One reason is elementary: as robotics researcher Hans
Moravec of Carnegie-Mellon University has noted, for most of its history,
AI research has attempted to embody human-like intelligence in computers
with no more raw computational power than the brain of an insect. Knowing
as little as we do about the requirements for intelligence, it makes sense
to try to embody it in novel and efficient ways. But if one fails to make
an insect's worth of computer behave with human intelligence--well, it's
certainly no surprise.
Machine capacity has increased exponentially for several decades, and if
trends continue, it will match the human brain (in terms of raw capacity,
not necessarily of intelligence!) in a few more decades. Meanwhile, researchers
work with machines that are typically in the sub-microbrain range. What
are the prospects for getting intelligent behavior from near-term machines?

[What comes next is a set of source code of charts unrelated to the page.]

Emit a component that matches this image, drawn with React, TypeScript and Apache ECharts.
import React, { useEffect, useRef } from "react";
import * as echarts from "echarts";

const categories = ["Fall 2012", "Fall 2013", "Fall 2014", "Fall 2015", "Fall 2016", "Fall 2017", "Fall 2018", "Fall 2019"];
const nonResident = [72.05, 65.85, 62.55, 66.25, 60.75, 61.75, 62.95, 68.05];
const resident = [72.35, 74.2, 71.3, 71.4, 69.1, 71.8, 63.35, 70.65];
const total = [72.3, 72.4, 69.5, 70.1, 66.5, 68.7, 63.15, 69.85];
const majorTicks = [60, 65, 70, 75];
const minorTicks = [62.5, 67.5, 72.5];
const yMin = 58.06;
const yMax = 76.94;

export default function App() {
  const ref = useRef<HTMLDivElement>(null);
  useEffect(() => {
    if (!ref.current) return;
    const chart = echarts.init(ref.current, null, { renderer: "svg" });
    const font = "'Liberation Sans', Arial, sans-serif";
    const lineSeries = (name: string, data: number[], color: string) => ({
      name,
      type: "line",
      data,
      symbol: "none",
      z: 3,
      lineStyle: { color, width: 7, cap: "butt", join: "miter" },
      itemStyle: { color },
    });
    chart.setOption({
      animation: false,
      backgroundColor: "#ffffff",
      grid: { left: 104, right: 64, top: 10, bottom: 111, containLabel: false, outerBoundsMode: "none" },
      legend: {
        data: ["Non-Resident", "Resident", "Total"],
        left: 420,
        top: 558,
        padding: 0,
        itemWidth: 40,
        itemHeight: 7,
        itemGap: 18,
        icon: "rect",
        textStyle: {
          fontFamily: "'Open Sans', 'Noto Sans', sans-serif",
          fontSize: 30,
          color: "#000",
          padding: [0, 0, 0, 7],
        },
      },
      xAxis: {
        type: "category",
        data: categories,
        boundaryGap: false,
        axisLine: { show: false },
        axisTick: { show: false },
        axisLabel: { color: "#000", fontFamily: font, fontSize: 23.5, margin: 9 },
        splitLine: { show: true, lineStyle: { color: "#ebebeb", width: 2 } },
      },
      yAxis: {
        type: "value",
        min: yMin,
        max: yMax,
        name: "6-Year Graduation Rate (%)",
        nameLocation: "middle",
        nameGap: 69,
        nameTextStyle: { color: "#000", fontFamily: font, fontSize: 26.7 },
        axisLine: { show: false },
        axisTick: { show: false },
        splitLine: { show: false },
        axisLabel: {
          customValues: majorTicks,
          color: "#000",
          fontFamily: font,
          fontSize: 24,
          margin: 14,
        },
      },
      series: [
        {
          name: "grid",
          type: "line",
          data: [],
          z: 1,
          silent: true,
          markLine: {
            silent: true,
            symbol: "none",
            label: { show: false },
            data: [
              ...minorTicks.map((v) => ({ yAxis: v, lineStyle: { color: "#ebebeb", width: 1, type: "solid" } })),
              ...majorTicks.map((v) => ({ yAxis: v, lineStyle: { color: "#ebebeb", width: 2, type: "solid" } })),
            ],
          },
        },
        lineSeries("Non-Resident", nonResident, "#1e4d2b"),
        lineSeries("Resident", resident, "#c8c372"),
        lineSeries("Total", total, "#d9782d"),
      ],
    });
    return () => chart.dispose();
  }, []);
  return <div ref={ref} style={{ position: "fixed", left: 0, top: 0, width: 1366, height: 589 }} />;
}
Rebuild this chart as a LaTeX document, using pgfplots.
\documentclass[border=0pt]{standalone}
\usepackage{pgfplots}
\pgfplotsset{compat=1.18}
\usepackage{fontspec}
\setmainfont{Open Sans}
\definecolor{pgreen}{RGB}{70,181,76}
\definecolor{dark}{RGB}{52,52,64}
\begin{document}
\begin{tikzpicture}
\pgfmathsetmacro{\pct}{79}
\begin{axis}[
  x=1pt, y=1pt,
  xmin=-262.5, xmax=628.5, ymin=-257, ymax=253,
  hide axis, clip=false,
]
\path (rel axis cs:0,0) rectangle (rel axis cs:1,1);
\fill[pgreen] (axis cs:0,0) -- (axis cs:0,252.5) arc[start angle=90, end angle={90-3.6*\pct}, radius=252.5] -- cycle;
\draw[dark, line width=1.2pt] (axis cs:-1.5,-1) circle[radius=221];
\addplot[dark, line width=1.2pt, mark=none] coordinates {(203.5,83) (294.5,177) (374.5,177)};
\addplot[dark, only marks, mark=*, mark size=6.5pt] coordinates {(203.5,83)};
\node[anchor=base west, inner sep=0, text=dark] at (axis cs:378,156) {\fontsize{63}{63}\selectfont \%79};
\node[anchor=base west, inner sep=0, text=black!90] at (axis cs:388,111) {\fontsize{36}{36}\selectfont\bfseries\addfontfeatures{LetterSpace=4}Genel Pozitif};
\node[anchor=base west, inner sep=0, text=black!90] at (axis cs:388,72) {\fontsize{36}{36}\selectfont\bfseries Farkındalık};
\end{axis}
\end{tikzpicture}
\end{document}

If machine intelligence should require slavish imitation of brain activity
at the neural level, then machine intelligence will be a long time coming.

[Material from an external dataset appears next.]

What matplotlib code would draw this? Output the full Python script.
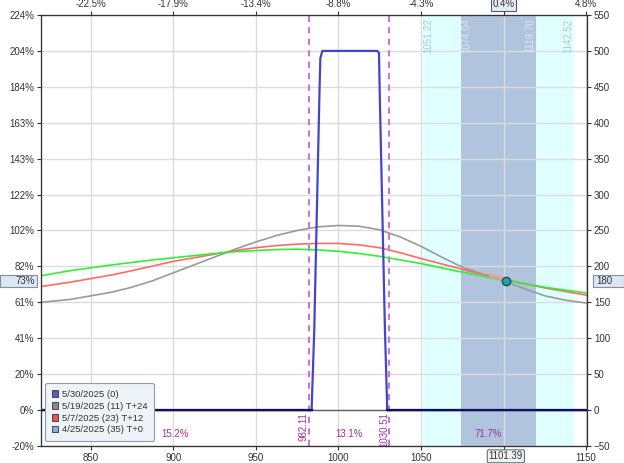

Since brains are the only known systems with general intelligence, this
is the proper conservative assumption, which I made for the sake
of argument at one point in Engines
of Creation. Nonetheless, just as assemblers will enable construction
of many materials and devices that biological evolution never stumbled across,
so human programmers may be able to build novel kinds of intelligent systems.
Here we cannot be so sure as in nanotechnology, since here we do not know
what to build, yet novel systems seem plausible. It is, I believe, reasonable
to speculate that there exist forms of spontaneous order in neural-style
systems that were never tested by evolution--indeed, that may make little
biological sense--and that some of these are orders of magnitude better
(in speed of learning, efficiency of computation, or similar measures) than
today's biological systems. Stepping outside the neural realm for a moment,
Steve Omohundro
(see above) has found algorithms that outperform conventional neural networks
in certain learning and mapping tasks by factors of millions or trillions.

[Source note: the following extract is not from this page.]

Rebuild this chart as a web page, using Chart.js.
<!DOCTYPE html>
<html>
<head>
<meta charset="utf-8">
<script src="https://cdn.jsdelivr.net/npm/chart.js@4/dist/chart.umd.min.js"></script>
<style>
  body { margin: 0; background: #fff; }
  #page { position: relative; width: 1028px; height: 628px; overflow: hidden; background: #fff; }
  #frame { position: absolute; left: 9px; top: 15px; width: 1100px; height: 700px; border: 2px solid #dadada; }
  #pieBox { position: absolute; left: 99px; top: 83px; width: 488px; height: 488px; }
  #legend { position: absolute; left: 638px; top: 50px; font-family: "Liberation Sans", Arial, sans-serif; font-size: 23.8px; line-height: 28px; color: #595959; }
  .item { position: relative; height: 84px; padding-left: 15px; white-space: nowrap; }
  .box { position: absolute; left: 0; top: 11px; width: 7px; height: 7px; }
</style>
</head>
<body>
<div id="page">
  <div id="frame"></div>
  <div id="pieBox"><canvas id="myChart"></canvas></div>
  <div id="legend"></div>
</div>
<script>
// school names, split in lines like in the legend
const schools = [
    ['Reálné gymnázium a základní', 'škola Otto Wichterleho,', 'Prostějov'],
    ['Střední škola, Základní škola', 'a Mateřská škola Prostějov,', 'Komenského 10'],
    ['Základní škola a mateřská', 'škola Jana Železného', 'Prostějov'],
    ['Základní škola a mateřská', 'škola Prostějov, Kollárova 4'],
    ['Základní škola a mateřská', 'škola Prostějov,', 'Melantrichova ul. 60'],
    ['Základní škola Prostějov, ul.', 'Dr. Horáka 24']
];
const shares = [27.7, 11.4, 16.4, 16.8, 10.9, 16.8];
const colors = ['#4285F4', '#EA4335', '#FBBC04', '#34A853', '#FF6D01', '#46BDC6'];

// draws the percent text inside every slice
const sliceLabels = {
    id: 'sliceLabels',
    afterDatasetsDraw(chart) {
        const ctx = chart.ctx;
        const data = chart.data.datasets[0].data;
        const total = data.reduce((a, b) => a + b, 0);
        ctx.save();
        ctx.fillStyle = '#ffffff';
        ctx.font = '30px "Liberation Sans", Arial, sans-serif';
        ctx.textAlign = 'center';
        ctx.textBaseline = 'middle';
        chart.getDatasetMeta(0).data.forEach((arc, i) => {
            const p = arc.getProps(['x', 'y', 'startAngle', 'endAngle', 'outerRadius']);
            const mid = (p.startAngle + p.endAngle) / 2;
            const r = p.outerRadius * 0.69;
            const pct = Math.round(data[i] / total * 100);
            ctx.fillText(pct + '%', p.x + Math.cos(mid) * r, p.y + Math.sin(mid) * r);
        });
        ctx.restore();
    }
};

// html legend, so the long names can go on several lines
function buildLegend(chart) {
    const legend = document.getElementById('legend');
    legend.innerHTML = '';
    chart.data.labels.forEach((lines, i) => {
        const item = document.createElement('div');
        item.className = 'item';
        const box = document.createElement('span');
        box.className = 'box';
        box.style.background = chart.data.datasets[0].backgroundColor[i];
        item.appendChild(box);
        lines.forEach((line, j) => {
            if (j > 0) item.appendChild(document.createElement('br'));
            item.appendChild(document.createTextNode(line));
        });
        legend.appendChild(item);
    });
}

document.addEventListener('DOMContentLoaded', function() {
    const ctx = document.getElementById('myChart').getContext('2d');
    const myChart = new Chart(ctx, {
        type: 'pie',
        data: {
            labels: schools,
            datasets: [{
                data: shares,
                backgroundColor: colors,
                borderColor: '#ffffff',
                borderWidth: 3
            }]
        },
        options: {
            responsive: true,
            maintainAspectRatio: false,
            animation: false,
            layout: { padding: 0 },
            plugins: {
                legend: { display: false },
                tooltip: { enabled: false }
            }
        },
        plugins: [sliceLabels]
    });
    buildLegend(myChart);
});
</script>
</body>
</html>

Algorithms of neural style may exist that were never
tested by evolution
Thus, although there is good reason to explore brain-like neural
networks, there is also good reason to explore novel systems. Indeed, some
of the greater successes in current neural network research involve multi-level
versions of "back-propagation" learning schemes that seem rather
nonbiological (and Omohundro's algorithms seem entirely nonbiological).
In summary, AI research is rich in diverse, promising approaches. Our ignorance
of our degree of ignorance precludes any accurate estimate of how long it
will take to develop genuine, flexible artificial intelligence (of the sort
that could build better AI systems and design novel computers and nanomechanisms).
If genuine AI requires understanding the brain and developing computers
a million times more powerful than today's, then it is likely to take a
long time. If genuine AI can emerge through the discovery of more efficient
spontaneous-order processes (or through the synergistic coupling of those
already being studied separately) then it might emerge next month, and shake
the world to its foundations the month after.
In this, as in so many areas of the future, it will not do to form a single
expectation and pretend that it is likely ("We will certainly have
genuine AI in about 20 years"--poppycock!). Rather, we must recognize
our uncertainty and keep in mind a range of expectations, a range of scenarios
for how the future may unfold. Genuine AI may come very soon, or very late;
it is more likely to come sometime in between. Since we don't know what
we're doing, it's hard to guess the rate of advance. Sound foresight in
this area means planning for multiple contingencies.